The Association for Financial Markets in Europe (AFME), which represents wholesale banking interests and lobbies on the behalf of members including Goldman Sachs, Morgan Stanley and Barclays, said that services will be at risk without some sort of transitional agreement.
"Europe's key economic sectors currently have little clarity on the scale, scope and timescale of the eventual Brexit deal. The process is likely to be particularly challenging in wholesale banking, given the high concentration of Europe's market capacity in the UK and the high share of cross-border business currently conducted from a UK base," the AFME paper said.
"Affected market participants and supervisors will clearly need more time to prepare effectively for Brexit than the two years provided for by the Article 50 process."
It cited a study conducted for the lobby group by PwC which suggests that "a further three years will be required to adapt" following the completion of the two-year negotiation period, adding that it will be "vital" to give an early indication of whether a transitional arrangement can be struck as part of exit negotiation.
The lobby group is pushing for a two-phase process which includes a short-term "bridging period" that will run until a new trade deal is struck between the UK and EU, followed by an "adaptation period" that would allow for "phased adjustment" to the new trade deal.

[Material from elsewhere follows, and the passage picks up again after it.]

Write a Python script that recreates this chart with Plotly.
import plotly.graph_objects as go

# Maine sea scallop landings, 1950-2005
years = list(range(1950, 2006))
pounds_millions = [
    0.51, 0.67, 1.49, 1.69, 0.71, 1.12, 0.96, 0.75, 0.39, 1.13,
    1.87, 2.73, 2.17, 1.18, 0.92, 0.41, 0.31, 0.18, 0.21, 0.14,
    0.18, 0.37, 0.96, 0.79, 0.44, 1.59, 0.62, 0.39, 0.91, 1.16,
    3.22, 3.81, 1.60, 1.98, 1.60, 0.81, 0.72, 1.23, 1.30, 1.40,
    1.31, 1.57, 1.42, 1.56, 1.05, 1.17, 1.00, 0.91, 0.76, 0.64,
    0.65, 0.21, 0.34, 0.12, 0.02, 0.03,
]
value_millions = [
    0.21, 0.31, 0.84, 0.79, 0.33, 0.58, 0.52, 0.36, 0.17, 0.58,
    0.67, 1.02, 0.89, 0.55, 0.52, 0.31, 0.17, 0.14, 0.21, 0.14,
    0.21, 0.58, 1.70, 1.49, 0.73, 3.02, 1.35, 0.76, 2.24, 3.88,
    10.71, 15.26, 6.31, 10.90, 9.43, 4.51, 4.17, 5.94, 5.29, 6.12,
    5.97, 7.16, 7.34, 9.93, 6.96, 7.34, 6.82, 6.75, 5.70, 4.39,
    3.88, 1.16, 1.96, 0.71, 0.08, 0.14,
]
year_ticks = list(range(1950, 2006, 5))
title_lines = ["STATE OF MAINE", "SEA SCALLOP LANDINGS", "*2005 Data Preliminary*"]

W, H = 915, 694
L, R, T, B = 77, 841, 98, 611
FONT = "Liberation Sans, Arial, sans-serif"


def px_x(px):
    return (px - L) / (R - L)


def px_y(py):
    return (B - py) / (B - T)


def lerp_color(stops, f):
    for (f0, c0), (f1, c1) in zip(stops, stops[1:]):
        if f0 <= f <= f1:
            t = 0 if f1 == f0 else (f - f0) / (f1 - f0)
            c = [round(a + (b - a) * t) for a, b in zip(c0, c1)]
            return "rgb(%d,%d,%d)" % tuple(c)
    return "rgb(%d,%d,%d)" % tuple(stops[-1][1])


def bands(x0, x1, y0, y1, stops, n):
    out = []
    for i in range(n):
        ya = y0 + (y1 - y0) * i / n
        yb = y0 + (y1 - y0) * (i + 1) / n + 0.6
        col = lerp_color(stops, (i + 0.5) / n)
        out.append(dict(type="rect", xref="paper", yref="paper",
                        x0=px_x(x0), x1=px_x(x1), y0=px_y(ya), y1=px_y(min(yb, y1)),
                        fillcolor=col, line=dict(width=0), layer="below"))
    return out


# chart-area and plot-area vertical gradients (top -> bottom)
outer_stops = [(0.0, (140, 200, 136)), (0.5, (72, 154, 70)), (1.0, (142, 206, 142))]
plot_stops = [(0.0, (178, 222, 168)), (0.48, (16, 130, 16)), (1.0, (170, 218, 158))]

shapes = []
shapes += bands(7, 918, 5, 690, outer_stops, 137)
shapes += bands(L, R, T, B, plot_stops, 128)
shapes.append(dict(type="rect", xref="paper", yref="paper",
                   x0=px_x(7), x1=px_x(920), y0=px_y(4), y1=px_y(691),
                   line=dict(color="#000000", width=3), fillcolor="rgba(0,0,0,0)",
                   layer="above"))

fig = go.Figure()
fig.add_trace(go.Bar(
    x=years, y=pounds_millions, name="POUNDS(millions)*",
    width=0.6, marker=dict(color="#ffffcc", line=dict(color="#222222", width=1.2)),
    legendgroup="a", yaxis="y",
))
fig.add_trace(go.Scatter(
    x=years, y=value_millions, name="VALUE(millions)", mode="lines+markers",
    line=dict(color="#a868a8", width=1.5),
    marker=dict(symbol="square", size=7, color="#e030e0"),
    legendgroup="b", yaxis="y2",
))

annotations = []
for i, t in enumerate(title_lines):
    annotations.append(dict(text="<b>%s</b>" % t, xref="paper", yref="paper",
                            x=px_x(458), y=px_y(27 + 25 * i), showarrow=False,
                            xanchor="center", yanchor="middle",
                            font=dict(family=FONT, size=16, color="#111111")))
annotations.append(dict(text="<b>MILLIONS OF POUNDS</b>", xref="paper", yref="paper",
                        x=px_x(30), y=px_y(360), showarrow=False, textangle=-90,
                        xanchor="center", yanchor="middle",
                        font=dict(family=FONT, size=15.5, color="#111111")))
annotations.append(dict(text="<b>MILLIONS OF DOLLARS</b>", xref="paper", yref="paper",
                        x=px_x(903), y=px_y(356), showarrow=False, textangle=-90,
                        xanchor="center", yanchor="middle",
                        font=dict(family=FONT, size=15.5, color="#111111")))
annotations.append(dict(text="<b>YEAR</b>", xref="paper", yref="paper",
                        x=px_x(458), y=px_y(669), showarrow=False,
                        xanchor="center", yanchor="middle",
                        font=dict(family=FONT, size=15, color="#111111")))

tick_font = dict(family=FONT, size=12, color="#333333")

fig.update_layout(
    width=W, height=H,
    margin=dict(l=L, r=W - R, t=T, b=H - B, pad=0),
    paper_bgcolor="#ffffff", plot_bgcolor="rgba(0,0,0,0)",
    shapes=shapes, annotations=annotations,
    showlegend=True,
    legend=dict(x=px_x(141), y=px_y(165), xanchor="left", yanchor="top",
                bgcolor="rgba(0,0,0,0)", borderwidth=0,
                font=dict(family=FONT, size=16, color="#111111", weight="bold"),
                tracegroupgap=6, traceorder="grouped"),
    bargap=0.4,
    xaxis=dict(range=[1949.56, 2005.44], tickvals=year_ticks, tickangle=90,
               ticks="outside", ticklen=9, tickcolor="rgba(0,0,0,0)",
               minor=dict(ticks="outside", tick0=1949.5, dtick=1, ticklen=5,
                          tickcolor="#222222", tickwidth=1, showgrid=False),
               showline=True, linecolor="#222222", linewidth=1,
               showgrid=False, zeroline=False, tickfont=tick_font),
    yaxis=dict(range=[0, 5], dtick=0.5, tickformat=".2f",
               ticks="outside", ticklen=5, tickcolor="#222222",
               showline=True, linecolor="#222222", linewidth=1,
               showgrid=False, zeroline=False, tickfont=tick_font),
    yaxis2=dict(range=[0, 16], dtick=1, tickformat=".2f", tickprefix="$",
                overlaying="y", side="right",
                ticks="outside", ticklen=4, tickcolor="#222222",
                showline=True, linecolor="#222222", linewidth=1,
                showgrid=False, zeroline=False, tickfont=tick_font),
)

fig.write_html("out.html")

The report's recommendations work under the assumption of a hard Brexit, after Theresa May confirmed that the UK will give up access to the single market.
The move will effectively revoke passporting rights that allow financial services to conduct business across the block without applying for separate licenses.
AFME chief executive Simon Lewis said: "Financial stability and market efficiency must be safeguarded during the Brexit implementation process and thereafter. These are essential 'public goods' for the European economy.
"Given the tight Brexit timescale dictated by Article 50, market participants and regulators are already having to consider important decisions amid considerable uncertainty."
HSBC is on course to move 1,000 jobs from its London office to France where it already has a full service universal bank after buying up Credit Commercial de France in 2002, while insurance giant AIG announced that it would shift a string of executives from London to head-up its own new EU site in Luxembourg.
Insurance market Lloyd's of London also announced last week that it would be setting up a subsidiary in Brussels to secure its EU business.
The AFME report said policymakers need to stay in close contact with businesses that are drawing up relocation plans to make sure that financial market activities continue without disruption.
"Banks which currently use the UK as a hub generate around 60% of total capital markets revenues in the EU, but have an estimated four-year transformation period ahead," it said.
"With an inadequate implementation period, part of the market capacity which these banks provide could be at risk," the report added, meaning that banks could struggle to offer the same level of support for services like trading in derivatives, foreign exchange, stocks and bonds.